I am open to reading the scholarly arguments. I have read several that DO address this “in Christ” phrase (Novenson, Engberg-Pedersen) and it is of their arguments that I am thinking here.

If anyone with the skills has argued a case that “in Christ” can refer to any believer in a messiah, per se, then I will love to read it. Till then I have no alternative but to go along with the arguments of those who do have the specialist skills – such as the likes of the two scholars I mentioned.

“In Christ” does not speak of a believer in a Messiah, per se. Bar-Kochba supporters were never described as being “in Christ”, I am sure.

Again we come to the wall of silence. I'm sure there is no problem in accepting the term "christ" is what Jews used in Greek for "messiah". I doubt that you'd want to argue that Paul--amongst everything else--is coining a new christian idiom which included "in christ", but is using the resources of the language already existent. This should point to the likelihood of "in christ" existing before Paul and any hypothetically earlier Jesus believers.

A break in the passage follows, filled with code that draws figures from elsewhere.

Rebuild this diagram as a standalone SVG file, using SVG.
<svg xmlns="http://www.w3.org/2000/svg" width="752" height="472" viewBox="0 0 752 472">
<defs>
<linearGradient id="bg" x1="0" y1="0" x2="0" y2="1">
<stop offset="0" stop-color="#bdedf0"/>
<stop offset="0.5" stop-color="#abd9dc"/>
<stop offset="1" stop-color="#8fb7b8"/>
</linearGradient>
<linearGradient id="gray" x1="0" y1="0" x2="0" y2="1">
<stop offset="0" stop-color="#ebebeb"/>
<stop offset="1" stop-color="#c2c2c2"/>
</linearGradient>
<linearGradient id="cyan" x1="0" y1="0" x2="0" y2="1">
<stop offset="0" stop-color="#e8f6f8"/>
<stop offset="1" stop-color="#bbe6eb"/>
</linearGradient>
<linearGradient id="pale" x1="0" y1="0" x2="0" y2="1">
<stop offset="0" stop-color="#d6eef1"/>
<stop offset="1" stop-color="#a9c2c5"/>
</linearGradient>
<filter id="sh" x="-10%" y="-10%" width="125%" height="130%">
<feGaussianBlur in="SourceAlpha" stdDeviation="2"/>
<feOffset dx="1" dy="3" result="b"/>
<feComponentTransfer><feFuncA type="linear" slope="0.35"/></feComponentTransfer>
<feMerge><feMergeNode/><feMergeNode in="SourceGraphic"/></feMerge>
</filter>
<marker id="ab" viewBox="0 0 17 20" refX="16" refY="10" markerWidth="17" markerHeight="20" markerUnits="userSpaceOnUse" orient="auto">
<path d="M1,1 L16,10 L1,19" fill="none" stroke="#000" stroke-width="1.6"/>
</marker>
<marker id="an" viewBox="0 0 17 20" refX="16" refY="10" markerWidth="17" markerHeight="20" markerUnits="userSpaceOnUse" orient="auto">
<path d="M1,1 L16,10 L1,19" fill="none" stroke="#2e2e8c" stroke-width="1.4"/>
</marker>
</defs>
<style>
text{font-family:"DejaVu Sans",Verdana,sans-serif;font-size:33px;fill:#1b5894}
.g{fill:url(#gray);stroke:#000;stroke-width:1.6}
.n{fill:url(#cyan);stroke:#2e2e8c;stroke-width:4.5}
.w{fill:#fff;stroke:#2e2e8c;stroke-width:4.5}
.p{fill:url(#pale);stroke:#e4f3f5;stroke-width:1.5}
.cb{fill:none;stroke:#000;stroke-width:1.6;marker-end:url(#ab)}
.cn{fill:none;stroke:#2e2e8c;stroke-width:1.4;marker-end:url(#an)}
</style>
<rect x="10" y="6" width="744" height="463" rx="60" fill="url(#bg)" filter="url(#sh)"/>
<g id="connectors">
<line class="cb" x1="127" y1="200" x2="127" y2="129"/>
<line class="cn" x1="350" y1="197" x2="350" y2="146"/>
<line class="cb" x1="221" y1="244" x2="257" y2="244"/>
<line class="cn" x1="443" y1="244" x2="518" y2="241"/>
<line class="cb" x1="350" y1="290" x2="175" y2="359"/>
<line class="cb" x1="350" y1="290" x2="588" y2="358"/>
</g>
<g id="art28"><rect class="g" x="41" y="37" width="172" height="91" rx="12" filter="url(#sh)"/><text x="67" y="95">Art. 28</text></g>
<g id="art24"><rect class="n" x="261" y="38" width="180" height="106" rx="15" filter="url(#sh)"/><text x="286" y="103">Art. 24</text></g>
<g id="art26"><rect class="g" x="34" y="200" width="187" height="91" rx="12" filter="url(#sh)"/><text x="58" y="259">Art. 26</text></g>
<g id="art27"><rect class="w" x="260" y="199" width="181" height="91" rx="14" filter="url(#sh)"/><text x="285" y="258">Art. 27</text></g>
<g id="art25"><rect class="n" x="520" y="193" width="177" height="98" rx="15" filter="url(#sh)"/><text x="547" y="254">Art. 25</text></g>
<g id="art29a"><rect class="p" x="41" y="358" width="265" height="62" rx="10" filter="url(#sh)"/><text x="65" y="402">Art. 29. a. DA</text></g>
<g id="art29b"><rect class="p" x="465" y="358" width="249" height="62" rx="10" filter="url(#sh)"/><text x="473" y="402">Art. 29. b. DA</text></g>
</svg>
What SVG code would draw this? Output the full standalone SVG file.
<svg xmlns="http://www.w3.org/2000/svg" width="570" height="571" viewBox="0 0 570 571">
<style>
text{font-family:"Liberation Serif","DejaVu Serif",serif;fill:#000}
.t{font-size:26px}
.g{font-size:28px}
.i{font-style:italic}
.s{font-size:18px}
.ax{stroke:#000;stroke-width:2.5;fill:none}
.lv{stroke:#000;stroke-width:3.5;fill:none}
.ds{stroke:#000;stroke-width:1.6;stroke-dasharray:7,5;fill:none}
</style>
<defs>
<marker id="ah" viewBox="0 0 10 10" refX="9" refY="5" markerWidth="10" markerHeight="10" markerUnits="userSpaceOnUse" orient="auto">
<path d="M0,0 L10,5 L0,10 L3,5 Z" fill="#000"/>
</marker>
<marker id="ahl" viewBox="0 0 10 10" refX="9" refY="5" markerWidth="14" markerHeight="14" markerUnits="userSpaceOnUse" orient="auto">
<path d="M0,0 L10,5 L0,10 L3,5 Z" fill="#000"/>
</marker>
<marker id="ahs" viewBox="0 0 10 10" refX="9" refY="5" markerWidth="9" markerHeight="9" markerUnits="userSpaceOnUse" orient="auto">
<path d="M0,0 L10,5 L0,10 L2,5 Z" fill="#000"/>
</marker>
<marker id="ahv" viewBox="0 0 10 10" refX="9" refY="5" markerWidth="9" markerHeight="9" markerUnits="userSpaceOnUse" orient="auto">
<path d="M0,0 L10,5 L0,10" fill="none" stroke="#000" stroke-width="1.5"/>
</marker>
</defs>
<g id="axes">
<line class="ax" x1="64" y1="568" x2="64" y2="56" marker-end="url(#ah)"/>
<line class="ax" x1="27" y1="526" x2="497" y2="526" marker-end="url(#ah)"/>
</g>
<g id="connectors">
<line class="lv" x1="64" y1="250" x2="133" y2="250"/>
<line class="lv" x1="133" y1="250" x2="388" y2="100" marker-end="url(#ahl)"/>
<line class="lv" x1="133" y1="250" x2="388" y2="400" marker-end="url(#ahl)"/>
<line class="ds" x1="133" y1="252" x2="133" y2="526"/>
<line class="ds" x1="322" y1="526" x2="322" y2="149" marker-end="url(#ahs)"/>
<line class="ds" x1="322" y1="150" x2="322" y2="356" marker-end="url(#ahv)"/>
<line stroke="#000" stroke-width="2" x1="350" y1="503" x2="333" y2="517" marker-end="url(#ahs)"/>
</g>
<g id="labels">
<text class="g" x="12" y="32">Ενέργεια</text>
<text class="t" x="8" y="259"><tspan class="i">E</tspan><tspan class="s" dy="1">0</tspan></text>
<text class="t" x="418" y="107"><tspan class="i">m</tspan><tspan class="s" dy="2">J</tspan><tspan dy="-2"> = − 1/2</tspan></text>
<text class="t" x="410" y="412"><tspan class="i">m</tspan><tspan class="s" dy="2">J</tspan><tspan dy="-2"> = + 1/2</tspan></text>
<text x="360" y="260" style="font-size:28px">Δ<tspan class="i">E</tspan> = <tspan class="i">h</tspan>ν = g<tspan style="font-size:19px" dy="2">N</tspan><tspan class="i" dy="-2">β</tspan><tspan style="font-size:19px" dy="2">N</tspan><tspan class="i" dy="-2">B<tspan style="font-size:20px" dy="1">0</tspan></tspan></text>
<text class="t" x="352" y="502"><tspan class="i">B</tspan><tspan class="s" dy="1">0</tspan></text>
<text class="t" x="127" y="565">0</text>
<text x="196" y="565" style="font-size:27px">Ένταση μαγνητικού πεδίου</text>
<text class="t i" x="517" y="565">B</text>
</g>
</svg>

I addressed the silence above. My argument is not from silence; the silence has no effect upon my argument that is based on the evidence we do have. I don't have to rationalize the silence away.

“In Christ” has been studied and explored often enough for us to have a pretty good idea of what it means.

Anyway, when Paul speaks of “assemblies in Christ” I think we are entitled to be guided by the evidence we do have vis a vis the understanding of messiah, its relationship to contemporary persons, it's theological core, and the concept of “in” within this context, to guide our conclusion as to what Paul meant by the phrase.

There is no reason to think that there were identifiable "assemblies" that could be characterized by their belief in a messiah! We can generally say that Judaism per se, for all its different flavours, believed in a messiah or two.